Manuel Miranda é casado com Susana há 25 anos e são eles que fazem do “Carlos” um dos restaurantes mais frequentados desta zona de Dortmund não muito longe do Signal Iduna Park, onde joga o Borussia. Por estes dias, a casa está preparada para acolher os que gostam de associar um bom prato a um bom jogo de futebol. É dentro do restaurante e em torno do Europeu que a conversa prossegue.

“Desde o primeiro dia que estamos preparados para receber os amigos portugueses e para ele se sentirem bem a ver a bola, comer umas bifanas, beber umas boas cervejas e fazer aqui uma boa festa”. Falamos debaixo de um teto escuro – as paredes e tetos do Carlos são escuras, quase em jeito de pub, numa decoração que remete para temas relacionados com o mar. Do teto desprendem-se pequenos candeeiros e pequenas bandeiras de Portugal. Ao fundo da sala está a tela onde são projetados os jogos do Europeu, enquadrada por duas bandeiras nacionais – a de Portugal de um lado, a da Alemanha, do outro. “Estamos na Alemanha, temos de respeitar os de cá. Parecia mal termos a bandeira portuguesa e não termos a deles, estando na Alemanha” justifica Manuel Miranda.

Um presente para as bodas de prata

A sala principal do restaurante tem sido e será, até 14 de julho, uma bancada do Europeu, aberta a todos, sem exceção “´É tudo junto. Quando jogo a Alemanha, vêm alemães, vêm portugueses, quando joga a Turquia vêm turcos, vêm todos”. E jogadores do Dortmund, também por aqui aparecem? “Já estiveram aqui quase todos. Não sei o nome deles, já estiveram aqui muitos e o motorista do autocarro também vem cá jantar muitas vezes. Os jogadores vêm buscar comida para levar para casa. Não gostam muito de comer aqui porque as pessoas e os miúdos vêm pedir autógrafos.
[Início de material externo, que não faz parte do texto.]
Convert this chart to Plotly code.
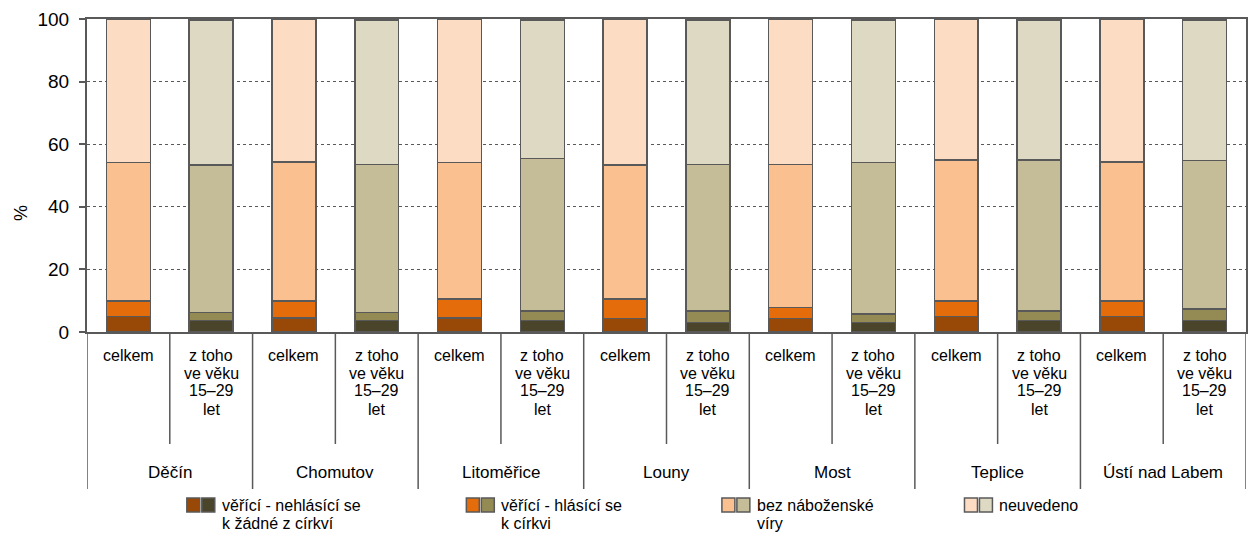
import plotly.graph_objects as go

# ---------------- data ----------------
districts = ["Děčín", "Chomutov", "Litoměřice", "Louny", "Most", "Teplice", "Ústí nad Labem"]
subgroups = ["celkem", "z toho ve věku 15–29 let"]
subgroup_lines = [["celkem"], ["z toho", "ve věku", "15–29", "let"]]

series_names = ["věřící - nehlásící se k žádné z církví", "věřící - hlásící se k církvi",
                "bez náboženské víry", "neuvedeno"]
legend_lines = [["věřící - nehlásící se", "k žádné z církví"], ["věřící - hlásící se", "k církvi"],
                ["bez náboženské", "víry"], ["neuvedeno"]]

# celkem (%)
nehl_celkem = [4.9, 4.4, 4.4, 4.3, 4.3, 4.9, 4.9]
hl_celkem = [5.0, 5.5, 6.2, 6.3, 3.6, 5.0, 5.0]
bez_celkem = [44.2, 44.4, 43.5, 42.8, 45.6, 45.0, 44.4]
neuv_celkem = [45.9, 45.7, 45.9, 46.6, 46.5, 45.1, 45.7]

# z toho ve věku 15–29 let (%)
nehl_mladi = [3.6, 3.6, 3.6, 3.0, 3.0, 3.6, 3.6]
hl_mladi = [2.6, 2.7, 3.1, 3.7, 2.7, 3.1, 3.8]
bez_mladi = [47.2, 47.2, 48.7, 46.8, 48.5, 48.2, 47.4]
neuv_mladi = [46.3, 46.2, 44.3, 46.2, 45.5, 44.8, 44.9]

yticks = [0, 20, 40, 60, 80, 100]

# ---------------- styling ----------------
colors_celkem = ["#984807", "#E46C0A", "#FAC090", "#FCDCC3"]
colors_mladi = ["#4A452A", "#948A54", "#C4BD97", "#DDD9C3"]
EDGE = "#595959"
FONT = "Liberation Sans, Arial, sans-serif"
W, H = 1250, 539
ML, MR, MT, MB = 87, 2, 19, 207
PW, PH = W - ML - MR, H - MT - MB


def px_x(px):
    return (px - ML) / PW


def px_y(py):
    return (H - MB - py) / PH


cats_celkem = [f"{d} | {subgroups[0]}" for d in districts]
cats_mladi = [f"{d} | {subgroups[1]}" for d in districts]
cat_order = [c for pair in zip(cats_celkem, cats_mladi) for c in pair]

fig = go.Figure()
for name, vals, col in zip(series_names, [nehl_celkem, hl_celkem, bez_celkem, neuv_celkem], colors_celkem):
    fig.add_trace(go.Bar(x=cats_celkem, y=vals, name=name, marker=dict(color=col, line=dict(color=EDGE, width=1.5)),
                         showlegend=False))
for name, vals, col in zip(series_names, [nehl_mladi, hl_mladi, bez_mladi, neuv_mladi], colors_mladi):
    fig.add_trace(go.Bar(x=cats_mladi, y=vals, name=name + " (15–29)",
                         marker=dict(color=col, line=dict(color=EDGE, width=1.5)), showlegend=False))

fig.update_layout(
    width=W, height=H, barmode="stack", bargap=0.47,
    margin=dict(l=ML, r=MR, t=MT, b=MB),
    plot_bgcolor="white", paper_bgcolor="white",
    font=dict(family=FONT, size=16, color="black"),
    showlegend=False,
)
fig.update_xaxes(type="category", categoryorder="array", categoryarray=cat_order, showticklabels=False,
                 showline=True, linecolor=EDGE, linewidth=2, mirror=True, ticks="", showgrid=False,
                 range=[-0.5, len(cat_order) - 0.5])
fig.update_yaxes(range=[0, 100], tickvals=yticks, ticks="outside", ticklen=6, tickcolor=EDGE, tickwidth=1.5,
                 showline=True, linecolor=EDGE, linewidth=2, mirror=True,
                 showgrid=True, gridcolor="#595959", griddash="dot", gridwidth=1,
                 tickfont=dict(size=19, family=FONT), zeroline=False, ticklabelstandoff=6)

annotations = []
shapes = []

# y-axis title
annotations.append(dict(text="%", x=px_x(21), y=px_y(213), xref="paper", yref="paper", showarrow=False,
                        textangle=-90, font=dict(size=18, family=FONT), xanchor="center", yanchor="middle"))

# subgroup labels (one line per annotation)
for i, d in enumerate(districts):
    for j, lines in enumerate(subgroup_lines):
        cat = f"{d} | {subgroups[j]}"
        for k, line in enumerate(lines):
            annotations.append(dict(text=line, x=cat, xref="x", y=px_y(355 + 18 * k), yref="paper",
                                    showarrow=False, xanchor="center", yanchor="middle",
                                    font=dict(size=16, family=FONT)))
    annotations.append(dict(text=d, x=2 * i + 0.5, xref="x", y=px_y(472), yref="paper", showarrow=False,
                            xanchor="center", yanchor="middle", font=dict(size=17, family=FONT)))

# dividers below the axis
for i in range(len(districts) + 1):
    shapes.append(dict(type="line", xref="x", yref="paper", x0=2 * i - 0.5, x1=2 * i - 0.5,
                       y0=0, y1=px_y(489), line=dict(color=EDGE, width=1.5)))
for i in range(len(districts)):
    shapes.append(dict(type="line", xref="x", yref="paper", x0=2 * i + 0.5, x1=2 * i + 0.5,
                       y0=0, y1=px_y(444), line=dict(color=EDGE, width=1.5)))

# custom legend (pairs of swatches)
legend_left = [187, 467, 723, 966]
for lx, lines, c1, c2 in zip(legend_left, legend_lines, colors_celkem, colors_mladi):
    for off, col in ((0, c1), (15, c2)):
        shapes.append(dict(type="rect", xref="paper", yref="paper",
                           x0=px_x(lx + off), x1=px_x(lx + off + 13), y0=px_y(512), y1=px_y(498),
                           fillcolor=col, line=dict(color=EDGE, width=1.5)))
    for k, line in enumerate(lines):
        annotations.append(dict(text=line, x=px_x(lx + 33), y=px_y(505 + 18 * k), xref="paper", yref="paper",
                                showarrow=False, xanchor="left", yanchor="middle",
                                font=dict(size=16, family=FONT)))

fig.update_layout(annotations=annotations, shapes=shapes)
fig.write_html("out.html", config={"displayModeBar": False},
               post_script="document.body.style.margin='0';")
Acabam por vir um bocadinho disfarçados, encomendam a comida e levam”. É aqui que retomo com Manuel a conversa que vinha lá de fora, quando nos conhecemos à porta do restaurante: o Portugal – Eslovénia, dos oitavos de final do Europeu. “Claro que estou confiante” insiste. “Sou português e lá por se perder um jogo, por morrer uma andorinha, não acaba a Primavera. Estou convencido de que este ano vamos vencer até ao fim”.

São as pequenas vitórias do dia a dia que têm levado o casal Miranda manter-se na Alemanha. “Eu nasci cá, estou aqui há 48 anos” esclarece Susana. A idade surpreende-me, pela juventude que oculta e pela forma correta Susana pronuncia o português, após tantos anos fora de Portugal. “O meu pai obrigou-me a ir para a escola portuguesa e assim foi. Em casa só se falava o português, não se falava o alemão, se não caía…” esclarece enquanto gesticula com a mão direita.
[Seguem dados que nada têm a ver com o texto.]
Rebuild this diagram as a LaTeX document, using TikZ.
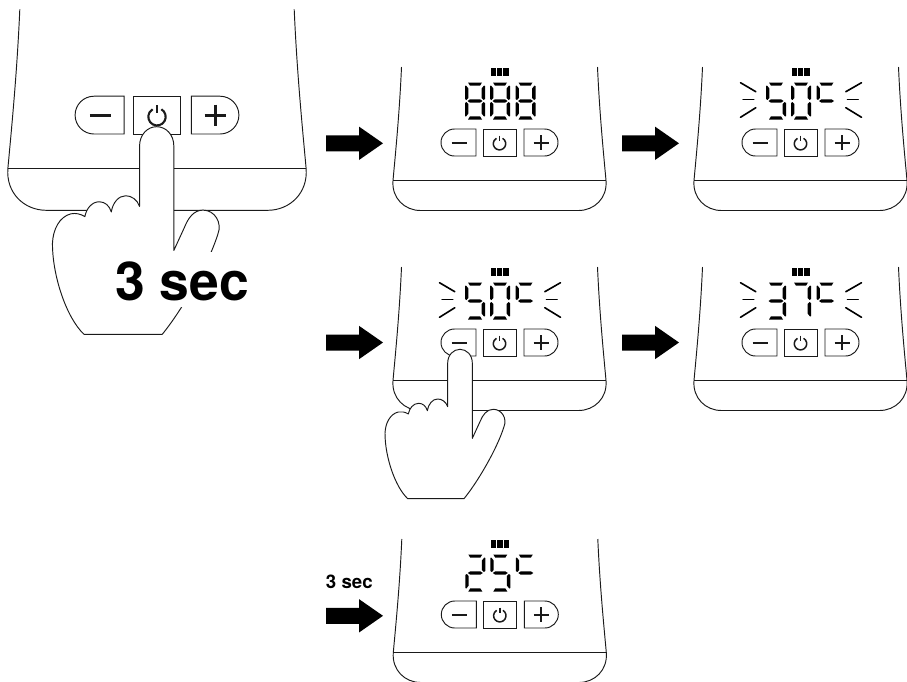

Susana acompanha a gosto do marido pelo futebol, mas não ao ponto de abdicar do que a vida tem de bom. “Gosto, não digo que não, mas não deixo um bom bife para ir ver a bola. Isso não faço”. Só que, neste virar de junho para julho, o Euro2024 e a seleção portuguesa fazem acelerar os batimentos cardíacos. Susana não é exceção e há um motivo acrescido para que o coração bata mais forte neste dia 1, o dia do Portugal – Eslovénia.
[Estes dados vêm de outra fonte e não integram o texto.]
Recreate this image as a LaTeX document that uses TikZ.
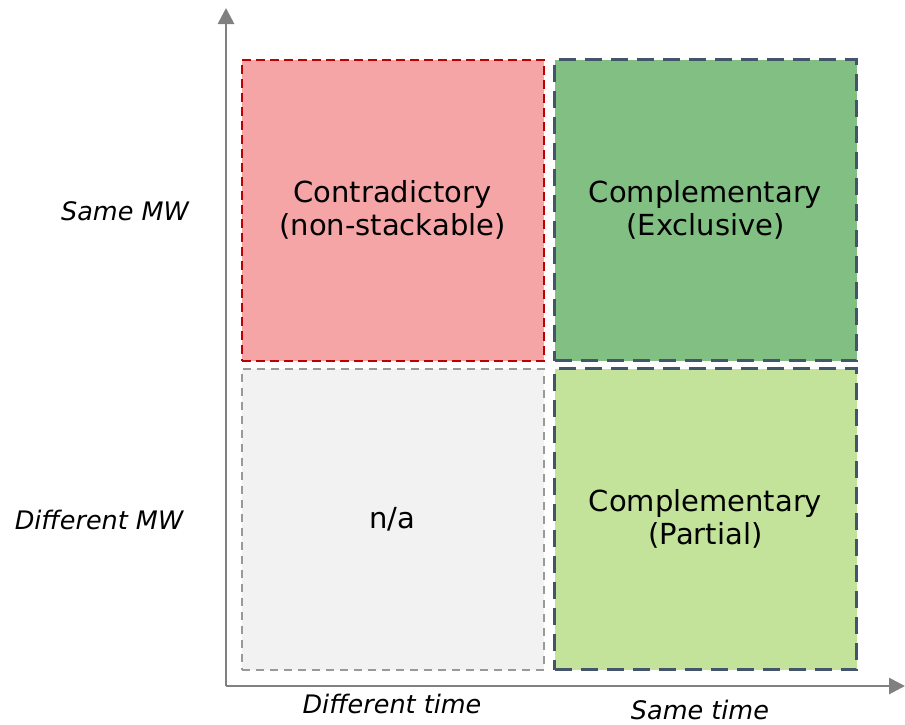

“Fazemos 25 anos de casados este dia 1 e estamos confiantes que Portugal vai ganhar”. Esperemos que o presente das bodas de prata seja o desejado. À festa dos 25 anos do casamento do Manuel e da Susana juntam-se os três filhos do casal, os “três meninos” como ela diz. “Dois trabalham aqui connosco, outro é eletricista e quando é preciso vem ajudar. E é assim que vamos ficando por cá”.

Mais tarde, Manuel ainda me diria que já pensou comprar casa em Portugal para quando se reformar, que não quer trabalhar depois dos 60 anos e a pensão que alemã dá uma boa reforma. Mas não ao ponto de gastar 300 mil euros e levar o resto da vida a pagar ao banco. Manuel Miranda pensou bem e concluiu que fica mais barato comprar a casa em que vive aqui na Alemanha. Mais tarde, ficará para os filhos, porque, garante “esses não vão de certeza viver em Portugal”.